=== EXERCISE OBJECTIVE ===
The entries are to be returned exactly, with images left out.

=== RECORDED INFORMATION ===
+===+
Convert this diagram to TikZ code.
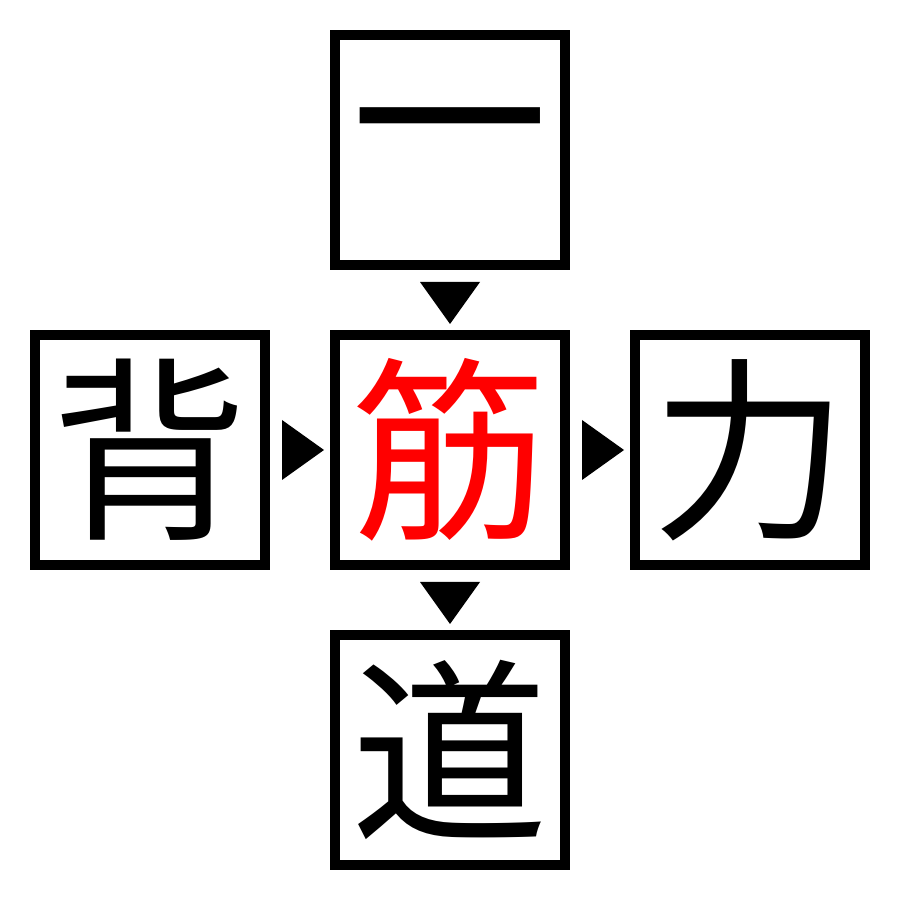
\documentclass[tikz,border=0pt]{standalone}
\usepackage{fontspec}
\newfontfamily\kanjifont{Noto Sans CJK JP}
\usetikzlibrary{calc}
\begin{document}
\begin{tikzpicture}[thick,
    kanjibox/.style={draw, line width=.1cm, minimum size=2.3cm, inner sep=0pt,
      font=\kanjifont\fontsize{56}{56}\selectfont},
    tri/.style={fill=black}]
    \useasboundingbox (0,0) rectangle (9,9);
    \node[kanjibox] (top) at (4.5,7.5) {一};
    \node[kanjibox] (left) at (1.5,4.5) {背};
    \node[kanjibox, text=red] (mid) at (4.5,4.5) {筋};
    \node[kanjibox] (right) at (7.5,4.5) {力};
    \node[kanjibox] (bottom) at (4.5,1.5) {道};
    % arrow heads between the boxes
    \foreach \a/\b in {top/mid, mid/bottom} {
      \fill[tri] ($(\a.south)!.5!(\b.north)$) ++(-.3,.18) -- ++(.6,0) -- ++(-.3,-.42) -- cycle;}
    \foreach \a/\b in {left/mid, mid/right} {
      \fill[tri] ($(\a.east)!.5!(\b.west)$) ++(-.18,.3) -- ++(0,-.6) -- ++(.42,.3) -- cycle;}
  \end{tikzpicture}
\end{document}
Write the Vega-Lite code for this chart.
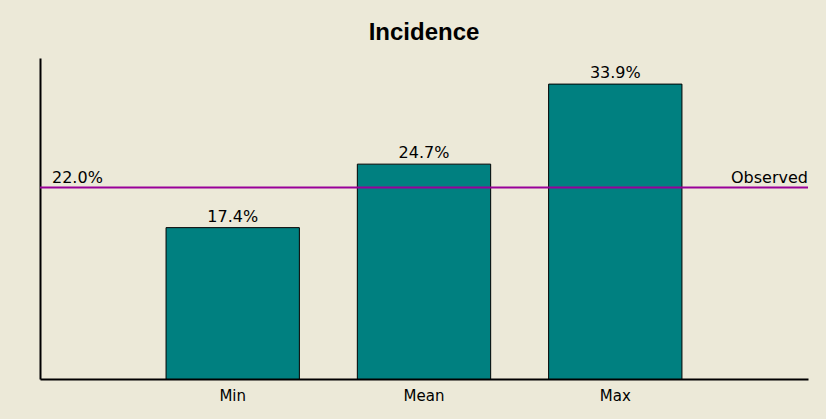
{
  "$schema": "https://vega.github.io/schema/vega-lite/v6.json",
  "width": 768,
  "height": 321,
  "autosize": "none",
  "padding": {"left": 40, "top": 58, "right": 18, "bottom": 40},
  "background": "#ECE9D8",
  "title": {
    "text": "Incidence",
    "font": "Liberation Sans",
    "fontSize": 24,
    "fontWeight": "bold",
    "color": "#000000",
    "anchor": "middle",
    "baseline": "alphabetic",
    "offset": 17,
    "dy": 23
  },
  "config": {
    "view": {"stroke": null},
    "text": {"font": "DejaVu Sans", "fontSize": 16, "color": "#000000"}
  },
  "layer": [
    {
      "data": {
        "values": [
          {"stat": "Min", "incidence": 0.174},
          {"stat": "Mean", "incidence": 0.247},
          {"stat": "Max", "incidence": 0.339}
        ]
      },
      "encoding": {
        "x": {
          "field": "stat",
          "type": "nominal",
          "sort": ["Min", "Mean", "Max"],
          "scale": {"paddingInner": 0.303, "paddingOuter": 0.659},
          "axis": {
            "title": null,
            "ticks": false,
            "domainColor": "#000000",
            "domainWidth": 2,
            "labelAngle": 0,
            "labelFont": "DejaVu Sans",
            "labelFontSize": 15,
            "labelColor": "#000000",
            "labelPadding": 9
          }
        },
        "y": {
          "field": "incidence",
          "type": "quantitative",
          "scale": {"domain": [0, 0.369], "nice": false},
          "axis": {
            "title": null,
            "labels": false,
            "ticks": false,
            "grid": false,
            "domainColor": "#000000",
            "domainWidth": 2
          }
        }
      },
      "layer": [
        {
          "mark": {"type": "bar", "fill": "#008080", "stroke": "#000000", "strokeWidth": 1}
        },
        {
          "mark": {"type": "text", "baseline": "alphabetic", "dy": -6},
          "encoding": {"text": {"field": "incidence", "type": "quantitative", "format": ".1%"}}
        }
      ]
    },
    {
      "data": {"values": [{"label": "Observed", "incidence": 0.22}]},
      "encoding": {
        "y": {"field": "incidence", "type": "quantitative"}
      },
      "layer": [
        {
          "mark": {"type": "rule", "color": "#990099", "strokeWidth": 2}
        },
        {
          "mark": {"type": "text", "align": "left", "baseline": "alphabetic", "dx": 12, "dy": -5},
          "encoding": {
            "x": {"value": 0},
            "text": {"field": "incidence", "type": "quantitative", "format": ".1%"}
          }
        },
        {
          "mark": {"type": "text", "align": "right", "baseline": "alphabetic", "dy": -5},
          "encoding": {
            "x": {"value": "width"},
            "text": {"field": "label", "type": "nominal"}
          }
        }
      ]
    }
  ]
}
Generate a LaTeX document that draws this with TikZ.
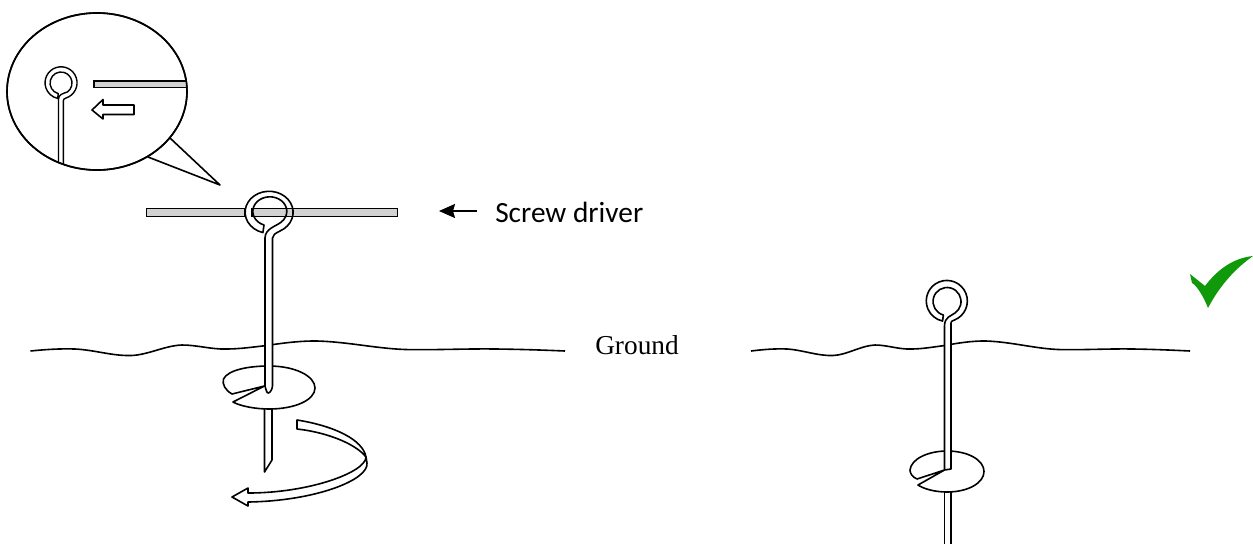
+===+
=== WRITTEN ANSWER ===
Convert this diagram to TikZ code.
\documentclass[tikz,border=0pt]{standalone}
\usepackage{fontspec}
\newfontfamily\kanjifont{Noto Sans CJK JP}
\usetikzlibrary{calc}
\begin{document}
\begin{tikzpicture}[thick,
    kanjibox/.style={draw, line width=.1cm, minimum size=2.3cm, inner sep=0pt,
      font=\kanjifont\fontsize{56}{56}\selectfont},
    tri/.style={fill=black}]
    \useasboundingbox (0,0) rectangle (9,9);
    \node[kanjibox] (top) at (4.5,7.5) {一};
    \node[kanjibox] (left) at (1.5,4.5) {背};
    \node[kanjibox, text=red] (mid) at (4.5,4.5) {筋};
    \node[kanjibox] (right) at (7.5,4.5) {力};
    \node[kanjibox] (bottom) at (4.5,1.5) {道};
    % arrow heads between the boxes
    \foreach \a/\b in {top/mid, mid/bottom} {
      \fill[tri] ($(\a.south)!.5!(\b.north)$) ++(-.3,.18) -- ++(.6,0) -- ++(-.3,-.42) -- cycle;}
    \foreach \a/\b in {left/mid, mid/right} {
      \fill[tri] ($(\a.east)!.5!(\b.west)$) ++(-.18,.3) -- ++(0,-.6) -- ++(.42,.3) -- cycle;}
  \end{tikzpicture}
\end{document}
Write the Vega-Lite code for this chart.
{
  "$schema": "https://vega.github.io/schema/vega-lite/v6.json",
  "width": 768,
  "height": 321,
  "autosize": "none",
  "padding": {"left": 40, "top": 58, "right": 18, "bottom": 40},
  "background": "#ECE9D8",
  "title": {
    "text": "Incidence",
    "font": "Liberation Sans",
    "fontSize": 24,
    "fontWeight": "bold",
    "color": "#000000",
    "anchor": "middle",
    "baseline": "alphabetic",
    "offset": 17,
    "dy": 23
  },
  "config": {
    "view": {"stroke": null},
    "text": {"font": "DejaVu Sans", "fontSize": 16, "color": "#000000"}
  },
  "layer": [
    {
      "data": {
        "values": [
          {"stat": "Min", "incidence": 0.174},
          {"stat": "Mean", "incidence": 0.247},
          {"stat": "Max", "incidence": 0.339}
        ]
      },
      "encoding": {
        "x": {
          "field": "stat",
          "type": "nominal",
          "sort": ["Min", "Mean", "Max"],
          "scale": {"paddingInner": 0.303, "paddingOuter": 0.659},
          "axis": {
            "title": null,
            "ticks": false,
            "domainColor": "#000000",
            "domainWidth": 2,
            "labelAngle": 0,
            "labelFont": "DejaVu Sans",
            "labelFontSize": 15,
            "labelColor": "#000000",
            "labelPadding": 9
          }
        },
        "y": {
          "field": "incidence",
          "type": "quantitative",
          "scale": {"domain": [0, 0.369], "nice": false},
          "axis": {
            "title": null,
            "labels": false,
            "ticks": false,
            "grid": false,
            "domainColor": "#000000",
            "domainWidth": 2
          }
        }
      },
      "layer": [
        {
          "mark": {"type": "bar", "fill": "#008080", "stroke": "#000000", "strokeWidth": 1}
        },
        {
          "mark": {"type": "text", "baseline": "alphabetic", "dy": -6},
          "encoding": {"text": {"field": "incidence", "type": "quantitative", "format": ".1%"}}
        }
      ]
    },
    {
      "data": {"values": [{"label": "Observed", "incidence": 0.22}]},
      "encoding": {
        "y": {"field": "incidence", "type": "quantitative"}
      },
      "layer": [
        {
          "mark": {"type": "rule", "color": "#990099", "strokeWidth": 2}
        },
        {
          "mark": {"type": "text", "align": "left", "baseline": "alphabetic", "dx": 12, "dy": -5},
          "encoding": {
            "x": {"value": 0},
            "text": {"field": "incidence", "type": "quantitative", "format": ".1%"}
          }
        },
        {
          "mark": {"type": "text", "align": "right", "baseline": "alphabetic", "dy": -5},
          "encoding": {
            "x": {"value": "width"},
            "text": {"field": "label", "type": "nominal"}
          }
        }
      ]
    }
  ]
}
Generate a LaTeX document that draws this with TikZ.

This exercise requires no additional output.